Benny was never one to hold a grudge. He had Silvers back on his radio show several years later. Silvers even stooged for him in the Oscar-nominated musical “Broadway Melody of 1936” (partly written by Silvers and Conn). The odd thing about Arthur’s story is I’ve been unable to find a Canada Dry show in 1933 starring Silvers. According to Variety of April 18, 1933, the company decided to put off going back into radio. In fact, it ended up changed ad agencies. Silvers was writing a Milton Berle stage show in February, cut an audition for a radio show in April with Jean Sargent, Babs Lyon, Billy Hillpot and the Lenny Hayton orchestra but later in the month was on his way to Hollywood.

Hiring Silvers in the first place was not Benny’s idea. Here’s Variety of November 29, 1932:

At the insistence of the advertiser the staff of authors for Jack Benny's material on the Canada Dry session has been augmented to three. Original gagman on the show was Harry W. Conn. When the show went to CBS, Sid Silvers was not only added to the cast as foil for Benny but given a writing assignment. While the program was being broadcast from New Orleans the account complained that the script was in need of strengthening, with David Freedman, collaborator (Cantor) on the Chase & Sanborn stanza [being brought in]
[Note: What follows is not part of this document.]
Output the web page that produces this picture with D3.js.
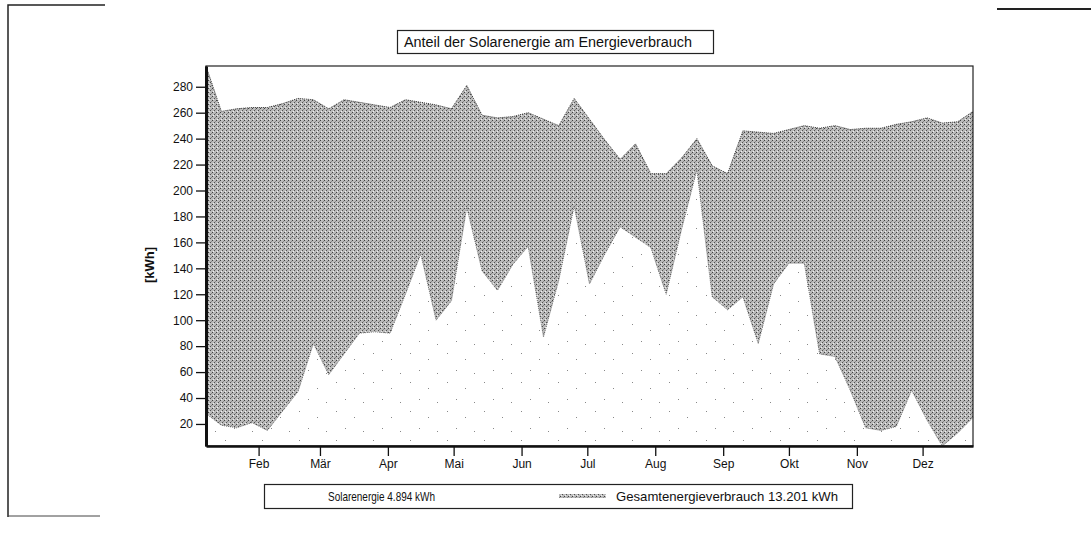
<!DOCTYPE html>
<html>
<head>
<meta charset="utf-8">
<script src="https://cdn.jsdelivr.net/npm/d3@7"></script>
<style>
  body { margin: 0; background: #fff; }
  text { font-family: "Liberation Sans", Arial, sans-serif; fill: #111; }
</style>
</head>
<body>
<div id="chart"></div>
<script>
// weekly values
var solar = [28, 19, 17, 21, 15, 30, 45, 82, 58, 74, 90, 91, 90, 120, 151, 100, 115, 187, 138, 123,
    143, 157, 87, 131, 188, 128, 151, 172, 164, 156, 120, 170, 216, 118, 108, 118, 82, 128,
    144, 144, 74, 72, 46, 17, 15, 18, 46, 23, 3, 13, 25, 15];
var gesamt = [296, 261, 263, 264, 264, 267, 271, 270, 263, 270, 268, 266, 264, 270, 268, 266, 263, 281, 258, 256,
    257, 260, 255, 250, 271, 255, 239, 224, 236, 213, 213, 225, 240, 219, 213, 246, 245, 244,
    247, 250, 248, 250, 247, 248, 248, 251, 253, 256, 252, 253, 261, 258];
var monthLabels = ["Feb", "Mär", "Apr", "Mai", "Jun", "Jul", "Aug", "Sep", "Okt", "Nov", "Dez"];
var yTicks = [20, 40, 60, 80, 100, 120, 140, 160, 180, 200, 220, 240, 260, 280];
var title = "Anteil der Solarenergie am Energieverbrauch";
var legendSolar = "Solarenergie 4.894 kWh";
var legendGesamt = "Gesamtenergieverbrauch 13.201 kWh";

var W = 1091, H = 533;
var plot = { left: 206, right: 973, top: 66, bottom: 446 };

var svg = d3.select("#chart").append("svg")
    .attr("width", W)
    .attr("height", H);

var defs = svg.append("defs");

// grey stipple for the total consumption
var pg = defs.append("pattern")
    .attr("id", "grau")
    .attr("patternUnits", "userSpaceOnUse")
    .attr("width", 4).attr("height", 4);
pg.append("rect").attr("width", 4).attr("height", 4).attr("fill", "#bababa");
pg.append("rect").attr("x", 0).attr("y", 0).attr("width", 1).attr("height", 1).attr("fill", "#404040");
pg.append("rect").attr("x", 2).attr("y", 2).attr("width", 1).attr("height", 1).attr("fill", "#505050");
pg.append("rect").attr("x", 1).attr("y", 3).attr("width", 1).attr("height", 1).attr("fill", "#efefef");
pg.append("rect").attr("x", 3).attr("y", 1).attr("width", 1).attr("height", 1).attr("fill", "#8a8a8a");

// sparse dots for solar
var ps = defs.append("pattern")
    .attr("id", "punkte")
    .attr("patternUnits", "userSpaceOnUse")
    .attr("width", 37).attr("height", 29);
ps.append("rect").attr("width", 37).attr("height", 29).attr("fill", "#fff");
[[3, 5], [21, 11], [12, 22], [30, 25]].forEach(function(p) {
    ps.append("rect").attr("x", p[0]).attr("y", p[1]).attr("width", 1).attr("height", 1).attr("fill", "#888");
});

var start = new Date(2010, 0, 8);
var dates = d3.timeDay.range(start, new Date(2010, 11, 31), 7);
var data = dates.map(function(d, i) {
    return { date: d, solar: solar[i], gesamt: gesamt[i] };
});

var x = d3.scaleTime()
    .domain([dates[0], dates[dates.length - 1]])
    .range([plot.left, plot.right]);

var y = d3.scaleLinear()
    .domain([3, 296])
    .range([plot.bottom, plot.top]);

// corner marks of the scanned page
svg.append("path").attr("d", "M8,517 L8,5 L105,5").attr("fill", "none").attr("stroke", "#222").attr("stroke-width", 1.5);
svg.append("path").attr("d", "M8,516 L100,516").attr("stroke", "#444").attr("stroke-width", 1);
svg.append("path").attr("d", "M997,9 L1091,9").attr("stroke", "#222").attr("stroke-width", 2);

// title
svg.append("rect")
    .attr("x", 397.5).attr("y", 30.5)
    .attr("width", 316).attr("height", 23)
    .attr("fill", "#fff").attr("stroke", "#222").attr("stroke-width", 1.2);
svg.append("text")
    .attr("x", 404).attr("y", 47)
    .attr("textLength", 288).attr("lengthAdjust", "spacingAndGlyphs")
    .style("font-size", "14px")
    .text(title);

// areas
var areaG = d3.area()
    .x(function(d) { return x(d.date); })
    .y0(plot.bottom)
    .y1(function(d) { return y(d.gesamt); });

var areaS = d3.area()
    .x(function(d) { return x(d.date); })
    .y0(plot.bottom)
    .y1(function(d) { return y(d.solar); });

svg.append("path")
    .datum(data)
    .attr("d", areaG)
    .attr("fill", "url(#grau)");

svg.append("path")
    .datum(data)
    .attr("d", d3.line().x(function(d) { return x(d.date); }).y(function(d) { return y(d.gesamt); }))
    .attr("fill", "none")
    .attr("stroke", "#333")
    .attr("stroke-width", 1)
    .attr("stroke-dasharray", "1,1");

svg.append("path")
    .datum(data)
    .attr("d", areaS)
    .attr("fill", "url(#punkte)");

svg.append("path")
    .datum(data)
    .attr("d", d3.line().x(function(d) { return x(d.date); }).y(function(d) { return y(d.solar); }))
    .attr("fill", "none")
    .attr("stroke", "#555")
    .attr("stroke-width", 0.8)
    .attr("stroke-dasharray", "1,1");

// frame
svg.append("rect")
    .attr("x", plot.left).attr("y", plot.top)
    .attr("width", plot.right - plot.left).attr("height", plot.bottom - plot.top)
    .attr("fill", "none").attr("stroke", "#222").attr("stroke-width", 1.2);

// y axis
var yAxis = svg.append("g")
    .attr("transform", "translate(" + plot.left + ",0)")
    .call(d3.axisLeft(y).tickValues(yTicks).tickSize(10).tickSizeOuter(0).tickPadding(3));
yAxis.select(".domain").attr("stroke", "#111").attr("stroke-width", 3);
yAxis.selectAll(".tick line").attr("stroke", "#111").attr("stroke-width", 1.3);
yAxis.selectAll("text").style("font-size", "12px").attr("fill", "#111");

// x axis
var months = d3.timeMonth.range(new Date(2010, 1, 1), new Date(2010, 11, 2));
var xAxis = svg.append("g")
    .attr("transform", "translate(0," + plot.bottom + ")")
    .call(d3.axisBottom(x).tickValues(months)
        .tickFormat(function(d, i) { return monthLabels[i]; })
        .tickSize(10).tickSizeOuter(0).tickPadding(3));
xAxis.select(".domain").attr("stroke", "#111").attr("stroke-width", 2.5);
xAxis.selectAll(".tick line").attr("stroke", "#111").attr("stroke-width", 1.3);
xAxis.selectAll("text").style("font-size", "12px").attr("fill", "#111");

svg.append("text")
    .attr("transform", "translate(154,265) rotate(-90)")
    .attr("text-anchor", "middle")
    .style("font-size", "13px")
    .style("font-weight", "bold")
    .text("[kWh]");

// legend
svg.append("rect")
    .attr("x", 264.5).attr("y", 484.5)
    .attr("width", 588).attr("height", 24)
    .attr("fill", "#fff").attr("stroke", "#222").attr("stroke-width", 1.2);
svg.append("text")
    .attr("x", 328).attr("y", 501)
    .attr("textLength", 107).attr("lengthAdjust", "spacingAndGlyphs")
    .style("font-size", "13px")
    .text(legendSolar);
svg.append("rect")
    .attr("x", 559).attr("y", 494)
    .attr("width", 47).attr("height", 4)
    .attr("fill", "url(#grau)");
svg.append("text")
    .attr("x", 616).attr("y", 501)
    .attr("textLength", 222).attr("lengthAdjust", "spacingAndGlyphs")
    .style("font-size", "13px")
    .text(legendGesamt);
</script>
</body>
</html>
The Canada Dry firing hurt Benny, but only briefly. Benny (and Joe Cook) both auditioned to emcee a show for Old Gold Cigarettes to debut on CBS on February 7, 1933. Benny didn’t get it. Why? Variety reported on January 31st that he was too closely associated with Canada Dry, becoming famous for kidding the soft drink on the air during commercials, to be associated with a new sponsor so soon. But Chevrolet took a chance. It signed him in February for a contract through April 7th and Variety announced on March 21st it had been extended. Benny lasted a year for Chevrolet.